§ WRITTEN PROBLEM: Quote the listing below in full and exactly as written, but omit every picture.

§ DATA LINES:
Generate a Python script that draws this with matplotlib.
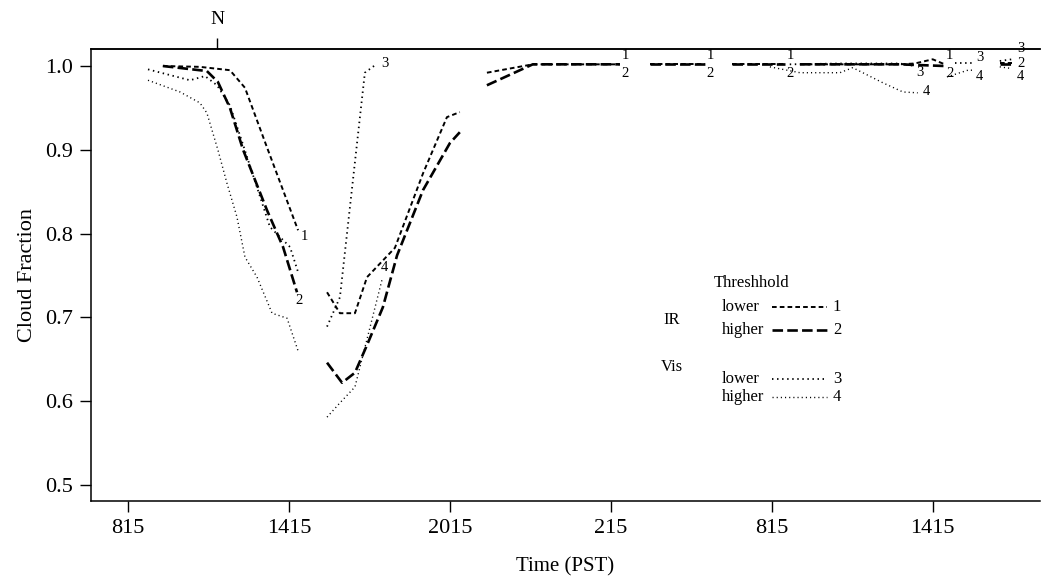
import matplotlib.pyplot as plt
from matplotlib.lines import Line2D

plt.rcParams['font.family'] = ['Liberation Serif', 'DejaVu Serif']

# hours since 08:15 PST on day 1
tick_hours = [0, 6, 12, 18, 24, 30]
tick_labels = ['815', '1415', '2015', '215', '815', '1415']
noon_hour = 3.32

# IR lower threshold (1), one list per data segment
t_ir_lower = [[1.30, 2.68, 3.80, 4.36, 5.18, 6.34],
              [7.42, 7.90, 8.46, 8.91, 9.95, 11.00, 11.89, 12.37],
              [13.38, 15.09, 18.34],
              [19.46, 21.51],
              [22.51, 24.49],
              [25.05, 28.77, 29.33, 30.00, 30.45],
              [32.50, 32.95]]
v_ir_lower = [[1.000, 0.999, 0.995, 0.974, 0.903, 0.804],
              [0.730, 0.705, 0.705, 0.748, 0.783, 0.872, 0.939, 0.945],
              [0.992, 1.002, 1.002],
              [1.002, 1.002],
              [1.002, 1.002],
              [1.002, 1.002, 1.003, 1.008, 1.002],
              [1.004, 1.004]]

# IR higher threshold (2)
t_ir_higher = [[1.30, 2.94, 3.35, 3.80, 4.29, 5.18, 5.78, 6.30],
               [7.42, 7.98, 8.46, 8.91, 9.50, 10.03, 11.00, 12.00, 12.37],
               [13.38, 15.09, 18.34],
               [19.46, 21.51],
               [22.51, 24.49],
               [25.05, 28.77, 30.45],
               [32.50, 32.95]]
v_ir_higher = [[1.000, 0.994, 0.981, 0.950, 0.900, 0.828, 0.784, 0.730],
               [0.646, 0.622, 0.634, 0.667, 0.712, 0.774, 0.852, 0.908, 0.921],
               [0.977, 1.002, 1.002],
               [1.002, 1.002],
               [1.002, 1.002],
               [1.002, 1.002, 1.000],
               [1.002, 1.002]]

# Vis lower threshold (3)
t_vis_lower = [[0.745, 2.31, 2.87, 3.32, 3.80, 4.29, 5.29, 6.04, 6.34],
               [7.42, 7.90, 8.83, 9.21],
               [24.67, 26.54, 28.77, 29.33],
               [30.82, 31.57],
               [32.50, 32.95]]
v_vis_lower = [[0.996, 0.983, 0.988, 0.977, 0.953, 0.906, 0.808, 0.784, 0.754],
               [0.689, 0.724, 0.992, 1.001],
               [1.002, 1.003, 1.003, 1.000],
               [1.003, 1.003],
               [1.006, 1.008]]

# Vis higher threshold (4)
t_vis_higher = [[0.745, 1.94, 2.68, 2.94, 3.35, 3.69, 4.06, 4.36, 4.81, 5.37, 5.93, 6.34],
                [7.42, 7.90, 8.46, 9.47],
                [23.93, 25.05, 26.54, 27.02, 28.14, 28.89, 29.44],
                [30.53, 31.31, 31.57],
                [32.50, 32.95]]
v_vis_higher = [[0.983, 0.969, 0.956, 0.944, 0.900, 0.860, 0.820, 0.772, 0.748, 0.705, 0.699, 0.660],
                [0.581, 0.598, 0.617, 0.745],
                [0.999, 0.992, 0.992, 0.998, 0.980, 0.969, 0.968],
                [0.987, 0.995, 0.995],
                [0.999, 0.997]]

# line styles per threshold
styles = {
    '1': dict(lw=1.4, ls=(0, (2.4, 1.6))),
    '2': dict(lw=1.9, ls=(0, (4.0, 1.6))),
    '3': dict(lw=1.3, ls=(0, (0.8, 2.0))),
    '4': dict(lw=1.0, ls=(0, (0.8, 2.2))),
}

# end labels: (segment, dx, dy) offsets in pixels
end_labels = {
    '1': [(0, 6, -6), (2, 5, 9), (3, 5, 9), (4, 5, 9), (5, 5, 9)],
    '2': [(0, 2, -8), (2, 5, -9), (3, 5, -9), (4, 5, -9), (5, 5, -7), (6, 9, 1)],
    '3': [(1, 10, 2), (2, 5, -6), (3, 5, 6), (4, 9, 11)],
    '4': [(1, 2, 12), (2, 9, 1), (3, 5, -6), (4, 9, -8)],
}

series = {
    '1': (t_ir_lower, v_ir_lower),
    '2': (t_ir_higher, v_ir_higher),
    '3': (t_vis_lower, v_vis_lower),
    '4': (t_vis_higher, v_vis_higher),
}

W, H = 1042, 577
fig = plt.figure(figsize=(W / 100, H / 100), dpi=100)
ax = fig.add_axes([91 / W, 1 - 501 / H, 949 / W, 452 / H])

for key, (tt, vv) in series.items():
    for t, v in zip(tt, vv):
        ax.plot(t, v, color='black', linestyle=styles[key]['ls'],
                linewidth=styles[key]['lw'], dash_capstyle='butt')
    for seg, dx, dy in end_labels[key]:
        ax.annotate(key, (tt[seg][-1], vv[seg][-1]), xytext=(dx * 0.72, dy * 0.72),
                    textcoords='offset points', ha='center', va='center', fontsize=10.5)

ax.set_xlim(-1.38, 34.0)
ax.set_ylim(0.4809, 1.0203)
ax.set_xticks(tick_hours)
ax.set_xticklabels(tick_labels)
ax.set_yticks([0.5, 0.6, 0.7, 0.8, 0.9, 1.0])
ax.set_yticklabels(['0.5', '0.6', '0.7', '0.8', '0.9', '1.0'])
ax.tick_params(direction='out', length=8, width=1, labelsize=16, pad=5)
ax.spines['right'].set_visible(False)
for s in ['left', 'bottom', 'top']:
    ax.spines[s].set_linewidth(1.1)

sec = ax.secondary_xaxis('top')
sec.set_xticks([noon_hour])
sec.set_xticklabels(['N'])
sec.tick_params(direction='out', length=8, width=1, labelsize=14, pad=7)
sec.spines['top'].set_linewidth(1.1)

ax.set_xlabel('Time (PST)', fontsize=15, labelpad=14)
ax.set_ylabel('Cloud Fraction', fontsize=16, labelpad=6)

# legend block
def fx(x):
    return x / W

def fy(y):
    return 1 - y / H

fig.text(fx(752), fy(283), 'Threshhold', fontsize=12, ha='center', va='center')
fig.text(fx(672), fy(320), 'IR', fontsize=12, ha='center', va='center')
fig.text(fx(672), fy(367), 'Vis', fontsize=12, ha='center', va='center')
legend_rows = [('lower', '1', 307), ('higher', '2', 330), ('lower', '3', 379), ('higher', '4', 397)]
for name, key, y in legend_rows:
    fig.text(fx(722), fy(y), name, fontsize=12, ha='left', va='center')
    fig.add_artist(Line2D([fx(772), fx(827)], [fy(y), fy(y)], transform=fig.transFigure,
                          color='black', linestyle=styles[key]['ls'],
                          linewidth=styles[key]['lw'], dash_capstyle='butt'))
    fig.text(fx(837), fy(y), key, fontsize=12, ha='center', va='center')

fig.savefig('out.png', dpi=100)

§ SOLUTION TO THE PROBLEM:
Generate a Python script that draws this with matplotlib.
import matplotlib.pyplot as plt
from matplotlib.lines import Line2D

plt.rcParams['font.family'] = ['Liberation Serif', 'DejaVu Serif']

# hours since 08:15 PST on day 1
tick_hours = [0, 6, 12, 18, 24, 30]
tick_labels = ['815', '1415', '2015', '215', '815', '1415']
noon_hour = 3.32

# IR lower threshold (1), one list per data segment
t_ir_lower = [[1.30, 2.68, 3.80, 4.36, 5.18, 6.34],
              [7.42, 7.90, 8.46, 8.91, 9.95, 11.00, 11.89, 12.37],
              [13.38, 15.09, 18.34],
              [19.46, 21.51],
              [22.51, 24.49],
              [25.05, 28.77, 29.33, 30.00, 30.45],
              [32.50, 32.95]]
v_ir_lower = [[1.000, 0.999, 0.995, 0.974, 0.903, 0.804],
              [0.730, 0.705, 0.705, 0.748, 0.783, 0.872, 0.939, 0.945],
              [0.992, 1.002, 1.002],
              [1.002, 1.002],
              [1.002, 1.002],
              [1.002, 1.002, 1.003, 1.008, 1.002],
              [1.004, 1.004]]

# IR higher threshold (2)
t_ir_higher = [[1.30, 2.94, 3.35, 3.80, 4.29, 5.18, 5.78, 6.30],
               [7.42, 7.98, 8.46, 8.91, 9.50, 10.03, 11.00, 12.00, 12.37],
               [13.38, 15.09, 18.34],
               [19.46, 21.51],
               [22.51, 24.49],
               [25.05, 28.77, 30.45],
               [32.50, 32.95]]
v_ir_higher = [[1.000, 0.994, 0.981, 0.950, 0.900, 0.828, 0.784, 0.730],
               [0.646, 0.622, 0.634, 0.667, 0.712, 0.774, 0.852, 0.908, 0.921],
               [0.977, 1.002, 1.002],
               [1.002, 1.002],
               [1.002, 1.002],
               [1.002, 1.002, 1.000],
               [1.002, 1.002]]

# Vis lower threshold (3)
t_vis_lower = [[0.745, 2.31, 2.87, 3.32, 3.80, 4.29, 5.29, 6.04, 6.34],
               [7.42, 7.90, 8.83, 9.21],
               [24.67, 26.54, 28.77, 29.33],
               [30.82, 31.57],
               [32.50, 32.95]]
v_vis_lower = [[0.996, 0.983, 0.988, 0.977, 0.953, 0.906, 0.808, 0.784, 0.754],
               [0.689, 0.724, 0.992, 1.001],
               [1.002, 1.003, 1.003, 1.000],
               [1.003, 1.003],
               [1.006, 1.008]]

# Vis higher threshold (4)
t_vis_higher = [[0.745, 1.94, 2.68, 2.94, 3.35, 3.69, 4.06, 4.36, 4.81, 5.37, 5.93, 6.34],
                [7.42, 7.90, 8.46, 9.47],
                [23.93, 25.05, 26.54, 27.02, 28.14, 28.89, 29.44],
                [30.53, 31.31, 31.57],
                [32.50, 32.95]]
v_vis_higher = [[0.983, 0.969, 0.956, 0.944, 0.900, 0.860, 0.820, 0.772, 0.748, 0.705, 0.699, 0.660],
                [0.581, 0.598, 0.617, 0.745],
                [0.999, 0.992, 0.992, 0.998, 0.980, 0.969, 0.968],
                [0.987, 0.995, 0.995],
                [0.999, 0.997]]

# line styles per threshold
styles = {
    '1': dict(lw=1.4, ls=(0, (2.4, 1.6))),
    '2': dict(lw=1.9, ls=(0, (4.0, 1.6))),
    '3': dict(lw=1.3, ls=(0, (0.8, 2.0))),
    '4': dict(lw=1.0, ls=(0, (0.8, 2.2))),
}

# end labels: (segment, dx, dy) offsets in pixels
end_labels = {
    '1': [(0, 6, -6), (2, 5, 9), (3, 5, 9), (4, 5, 9), (5, 5, 9)],
    '2': [(0, 2, -8), (2, 5, -9), (3, 5, -9), (4, 5, -9), (5, 5, -7), (6, 9, 1)],
    '3': [(1, 10, 2), (2, 5, -6), (3, 5, 6), (4, 9, 11)],
    '4': [(1, 2, 12), (2, 9, 1), (3, 5, -6), (4, 9, -8)],
}

series = {
    '1': (t_ir_lower, v_ir_lower),
    '2': (t_ir_higher, v_ir_higher),
    '3': (t_vis_lower, v_vis_lower),
    '4': (t_vis_higher, v_vis_higher),
}

W, H = 1042, 577
fig = plt.figure(figsize=(W / 100, H / 100), dpi=100)
ax = fig.add_axes([91 / W, 1 - 501 / H, 949 / W, 452 / H])

for key, (tt, vv) in series.items():
    for t, v in zip(tt, vv):
        ax.plot(t, v, color='black', linestyle=styles[key]['ls'],
                linewidth=styles[key]['lw'], dash_capstyle='butt')
    for seg, dx, dy in end_labels[key]:
        ax.annotate(key, (tt[seg][-1], vv[seg][-1]), xytext=(dx * 0.72, dy * 0.72),
                    textcoords='offset points', ha='center', va='center', fontsize=10.5)

ax.set_xlim(-1.38, 34.0)
ax.set_ylim(0.4809, 1.0203)
ax.set_xticks(tick_hours)
ax.set_xticklabels(tick_labels)
ax.set_yticks([0.5, 0.6, 0.7, 0.8, 0.9, 1.0])
ax.set_yticklabels(['0.5', '0.6', '0.7', '0.8', '0.9', '1.0'])
ax.tick_params(direction='out', length=8, width=1, labelsize=16, pad=5)
ax.spines['right'].set_visible(False)
for s in ['left', 'bottom', 'top']:
    ax.spines[s].set_linewidth(1.1)

sec = ax.secondary_xaxis('top')
sec.set_xticks([noon_hour])
sec.set_xticklabels(['N'])
sec.tick_params(direction='out', length=8, width=1, labelsize=14, pad=7)
sec.spines['top'].set_linewidth(1.1)

ax.set_xlabel('Time (PST)', fontsize=15, labelpad=14)
ax.set_ylabel('Cloud Fraction', fontsize=16, labelpad=6)

# legend block
def fx(x):
    return x / W

def fy(y):
    return 1 - y / H

fig.text(fx(752), fy(283), 'Threshhold', fontsize=12, ha='center', va='center')
fig.text(fx(672), fy(320), 'IR', fontsize=12, ha='center', va='center')
fig.text(fx(672), fy(367), 'Vis', fontsize=12, ha='center', va='center')
legend_rows = [('lower', '1', 307), ('higher', '2', 330), ('lower', '3', 379), ('higher', '4', 397)]
for name, key, y in legend_rows:
    fig.text(fx(722), fy(y), name, fontsize=12, ha='left', va='center')
    fig.add_artist(Line2D([fx(772), fx(827)], [fy(y), fy(y)], transform=fig.transFigure,
                          color='black', linestyle=styles[key]['ls'],
                          linewidth=styles[key]['lw'], dash_capstyle='butt'))
    fig.text(fx(837), fy(y), key, fontsize=12, ha='center', va='center')

fig.savefig('out.png', dpi=100)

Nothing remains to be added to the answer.